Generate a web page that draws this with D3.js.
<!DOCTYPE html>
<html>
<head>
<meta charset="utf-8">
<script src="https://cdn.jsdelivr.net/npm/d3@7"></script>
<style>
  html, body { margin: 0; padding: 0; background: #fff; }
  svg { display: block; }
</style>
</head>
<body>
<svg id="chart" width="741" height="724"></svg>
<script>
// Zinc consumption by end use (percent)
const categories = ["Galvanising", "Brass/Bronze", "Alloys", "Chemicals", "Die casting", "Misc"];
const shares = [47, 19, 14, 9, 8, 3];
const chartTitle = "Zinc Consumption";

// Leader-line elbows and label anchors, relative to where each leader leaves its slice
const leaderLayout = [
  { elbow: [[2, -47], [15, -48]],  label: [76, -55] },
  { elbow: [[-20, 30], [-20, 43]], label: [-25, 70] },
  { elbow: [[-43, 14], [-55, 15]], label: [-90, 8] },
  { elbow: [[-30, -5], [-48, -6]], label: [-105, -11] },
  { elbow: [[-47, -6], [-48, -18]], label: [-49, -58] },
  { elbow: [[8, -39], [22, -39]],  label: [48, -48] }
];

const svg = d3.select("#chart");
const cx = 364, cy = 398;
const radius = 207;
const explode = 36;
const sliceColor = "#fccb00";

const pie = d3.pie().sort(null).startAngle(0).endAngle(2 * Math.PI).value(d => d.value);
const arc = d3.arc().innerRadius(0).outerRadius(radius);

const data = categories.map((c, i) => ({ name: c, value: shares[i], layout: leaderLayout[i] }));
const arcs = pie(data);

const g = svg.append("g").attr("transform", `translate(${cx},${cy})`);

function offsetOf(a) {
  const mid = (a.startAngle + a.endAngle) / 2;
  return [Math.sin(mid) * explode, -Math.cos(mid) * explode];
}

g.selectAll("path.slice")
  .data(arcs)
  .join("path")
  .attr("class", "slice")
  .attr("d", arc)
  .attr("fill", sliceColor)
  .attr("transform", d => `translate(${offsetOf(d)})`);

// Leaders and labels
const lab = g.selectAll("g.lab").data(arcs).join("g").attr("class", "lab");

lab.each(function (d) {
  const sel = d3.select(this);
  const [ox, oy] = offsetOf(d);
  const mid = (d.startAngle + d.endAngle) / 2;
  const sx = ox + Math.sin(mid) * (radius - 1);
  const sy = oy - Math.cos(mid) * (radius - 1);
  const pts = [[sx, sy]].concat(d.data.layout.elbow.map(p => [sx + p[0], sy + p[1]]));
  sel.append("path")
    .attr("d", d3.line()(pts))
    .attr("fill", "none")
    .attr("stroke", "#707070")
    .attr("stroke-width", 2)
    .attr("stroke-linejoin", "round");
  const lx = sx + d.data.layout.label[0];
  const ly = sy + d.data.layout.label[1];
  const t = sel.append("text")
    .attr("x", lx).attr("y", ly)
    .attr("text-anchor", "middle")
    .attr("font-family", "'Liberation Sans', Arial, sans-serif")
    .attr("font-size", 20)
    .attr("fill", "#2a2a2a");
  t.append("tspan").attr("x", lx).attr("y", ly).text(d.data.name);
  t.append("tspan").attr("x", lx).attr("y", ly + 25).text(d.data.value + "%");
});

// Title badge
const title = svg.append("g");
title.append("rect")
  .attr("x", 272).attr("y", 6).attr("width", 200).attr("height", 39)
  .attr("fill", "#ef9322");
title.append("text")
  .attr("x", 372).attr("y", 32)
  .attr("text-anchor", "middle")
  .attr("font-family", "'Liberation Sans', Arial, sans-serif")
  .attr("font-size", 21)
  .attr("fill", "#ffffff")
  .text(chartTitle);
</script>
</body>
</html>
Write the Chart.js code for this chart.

_Your instructions_
Find the word "this" in the data and copy out each line where it turns up.

_Finished answer_
Generate a web page that draws this with D3.js.
  const sel = d3.select(this);
Write the Chart.js code for this chart.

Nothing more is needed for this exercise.